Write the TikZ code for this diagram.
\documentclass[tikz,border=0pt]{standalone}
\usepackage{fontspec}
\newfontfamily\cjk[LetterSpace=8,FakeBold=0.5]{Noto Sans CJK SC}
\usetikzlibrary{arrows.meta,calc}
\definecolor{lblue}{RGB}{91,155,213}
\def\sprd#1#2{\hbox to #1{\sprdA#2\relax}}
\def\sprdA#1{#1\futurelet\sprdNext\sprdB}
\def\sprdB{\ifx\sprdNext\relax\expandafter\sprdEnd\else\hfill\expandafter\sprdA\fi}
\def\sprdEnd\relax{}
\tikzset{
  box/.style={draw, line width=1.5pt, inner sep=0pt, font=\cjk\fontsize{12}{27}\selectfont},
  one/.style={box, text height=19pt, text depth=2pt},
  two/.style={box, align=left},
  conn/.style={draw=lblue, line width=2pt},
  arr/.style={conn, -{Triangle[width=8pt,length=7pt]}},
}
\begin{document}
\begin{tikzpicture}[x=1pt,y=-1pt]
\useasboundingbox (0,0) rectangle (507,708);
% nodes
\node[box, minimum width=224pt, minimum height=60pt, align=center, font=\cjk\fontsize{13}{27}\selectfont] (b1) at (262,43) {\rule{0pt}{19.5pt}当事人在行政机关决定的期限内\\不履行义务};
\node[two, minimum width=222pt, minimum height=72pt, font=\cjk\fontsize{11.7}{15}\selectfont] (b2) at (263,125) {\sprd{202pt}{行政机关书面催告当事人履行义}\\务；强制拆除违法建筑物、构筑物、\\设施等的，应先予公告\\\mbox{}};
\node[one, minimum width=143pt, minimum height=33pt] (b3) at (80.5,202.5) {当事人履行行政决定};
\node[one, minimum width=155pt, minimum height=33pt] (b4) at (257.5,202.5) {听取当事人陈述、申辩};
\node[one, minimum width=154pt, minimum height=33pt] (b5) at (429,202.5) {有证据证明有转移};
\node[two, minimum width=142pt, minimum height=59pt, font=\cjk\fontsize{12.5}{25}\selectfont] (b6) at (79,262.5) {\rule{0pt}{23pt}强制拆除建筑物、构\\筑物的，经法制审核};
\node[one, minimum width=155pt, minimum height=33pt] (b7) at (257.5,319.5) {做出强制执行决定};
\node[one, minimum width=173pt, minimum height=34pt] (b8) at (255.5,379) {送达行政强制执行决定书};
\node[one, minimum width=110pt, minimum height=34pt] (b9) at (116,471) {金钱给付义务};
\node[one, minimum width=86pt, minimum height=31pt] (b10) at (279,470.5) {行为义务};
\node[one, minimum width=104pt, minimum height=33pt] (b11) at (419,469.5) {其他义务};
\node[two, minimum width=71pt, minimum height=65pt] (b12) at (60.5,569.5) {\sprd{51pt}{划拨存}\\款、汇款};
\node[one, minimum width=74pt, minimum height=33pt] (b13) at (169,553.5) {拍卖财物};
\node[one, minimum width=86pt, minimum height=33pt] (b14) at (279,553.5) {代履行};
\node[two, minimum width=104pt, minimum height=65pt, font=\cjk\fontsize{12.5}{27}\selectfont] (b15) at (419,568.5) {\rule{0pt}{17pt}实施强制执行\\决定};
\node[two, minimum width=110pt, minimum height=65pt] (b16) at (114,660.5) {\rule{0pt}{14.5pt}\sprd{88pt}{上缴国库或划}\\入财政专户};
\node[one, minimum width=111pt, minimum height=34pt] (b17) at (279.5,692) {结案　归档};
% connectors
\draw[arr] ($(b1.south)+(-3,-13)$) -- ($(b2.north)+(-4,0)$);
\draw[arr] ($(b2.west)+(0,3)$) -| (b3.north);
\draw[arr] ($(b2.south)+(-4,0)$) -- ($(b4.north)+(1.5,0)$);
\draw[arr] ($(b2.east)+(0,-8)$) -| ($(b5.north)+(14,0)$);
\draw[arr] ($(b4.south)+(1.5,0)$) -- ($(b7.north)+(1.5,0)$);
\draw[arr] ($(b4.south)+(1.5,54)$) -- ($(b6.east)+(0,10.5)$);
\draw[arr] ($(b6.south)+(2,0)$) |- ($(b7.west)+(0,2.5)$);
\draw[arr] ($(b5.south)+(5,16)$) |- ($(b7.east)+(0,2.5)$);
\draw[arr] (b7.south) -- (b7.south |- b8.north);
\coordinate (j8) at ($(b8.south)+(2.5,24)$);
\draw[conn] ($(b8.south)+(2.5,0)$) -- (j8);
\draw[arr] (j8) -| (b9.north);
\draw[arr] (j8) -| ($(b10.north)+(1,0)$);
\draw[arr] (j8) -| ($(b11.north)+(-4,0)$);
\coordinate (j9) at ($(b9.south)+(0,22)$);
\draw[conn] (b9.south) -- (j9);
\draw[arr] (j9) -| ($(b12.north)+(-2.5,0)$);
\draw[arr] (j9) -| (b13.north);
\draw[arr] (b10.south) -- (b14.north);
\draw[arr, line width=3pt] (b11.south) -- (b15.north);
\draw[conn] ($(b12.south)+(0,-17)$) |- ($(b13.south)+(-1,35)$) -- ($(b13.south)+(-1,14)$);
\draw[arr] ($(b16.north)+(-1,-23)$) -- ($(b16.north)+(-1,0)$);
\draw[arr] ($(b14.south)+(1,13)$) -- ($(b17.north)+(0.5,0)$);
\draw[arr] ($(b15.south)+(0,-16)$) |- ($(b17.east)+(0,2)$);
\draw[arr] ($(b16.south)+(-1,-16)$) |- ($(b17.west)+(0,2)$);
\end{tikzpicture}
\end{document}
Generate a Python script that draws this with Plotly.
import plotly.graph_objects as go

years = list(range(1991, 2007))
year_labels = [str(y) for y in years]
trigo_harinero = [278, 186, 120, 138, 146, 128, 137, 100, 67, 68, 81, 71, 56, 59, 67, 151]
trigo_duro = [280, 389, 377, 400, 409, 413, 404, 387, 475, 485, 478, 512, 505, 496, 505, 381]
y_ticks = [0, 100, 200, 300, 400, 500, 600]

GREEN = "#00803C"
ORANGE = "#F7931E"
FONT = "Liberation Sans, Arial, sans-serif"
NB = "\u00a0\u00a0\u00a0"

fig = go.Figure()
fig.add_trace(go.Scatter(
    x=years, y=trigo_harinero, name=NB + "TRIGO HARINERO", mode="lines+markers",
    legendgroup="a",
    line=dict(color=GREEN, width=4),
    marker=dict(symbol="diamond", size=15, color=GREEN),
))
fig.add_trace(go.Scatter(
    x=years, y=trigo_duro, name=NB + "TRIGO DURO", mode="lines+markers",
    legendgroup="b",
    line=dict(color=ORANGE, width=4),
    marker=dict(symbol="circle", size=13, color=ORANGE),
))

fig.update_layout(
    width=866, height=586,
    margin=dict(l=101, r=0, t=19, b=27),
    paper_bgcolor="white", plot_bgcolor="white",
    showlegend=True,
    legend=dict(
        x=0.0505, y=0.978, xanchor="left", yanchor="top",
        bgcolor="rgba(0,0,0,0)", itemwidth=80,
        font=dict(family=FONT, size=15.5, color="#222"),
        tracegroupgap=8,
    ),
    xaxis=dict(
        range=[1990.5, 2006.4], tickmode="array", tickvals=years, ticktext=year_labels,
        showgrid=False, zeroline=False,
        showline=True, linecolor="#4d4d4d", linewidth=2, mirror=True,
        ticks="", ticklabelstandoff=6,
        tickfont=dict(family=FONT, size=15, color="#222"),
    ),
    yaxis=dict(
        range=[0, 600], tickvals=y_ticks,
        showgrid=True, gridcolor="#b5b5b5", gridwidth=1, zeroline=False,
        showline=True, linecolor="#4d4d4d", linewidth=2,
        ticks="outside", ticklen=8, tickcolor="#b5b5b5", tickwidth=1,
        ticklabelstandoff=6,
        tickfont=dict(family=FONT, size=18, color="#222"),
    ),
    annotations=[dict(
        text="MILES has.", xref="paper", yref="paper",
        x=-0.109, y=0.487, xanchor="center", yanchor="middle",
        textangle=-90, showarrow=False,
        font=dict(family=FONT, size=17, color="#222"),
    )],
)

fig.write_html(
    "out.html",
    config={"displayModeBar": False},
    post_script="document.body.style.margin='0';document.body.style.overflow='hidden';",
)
============================================================
Your objective
Return each line with "this".

Solved problem
Write the TikZ code for this diagram.
Generate a Python script that draws this with Plotly.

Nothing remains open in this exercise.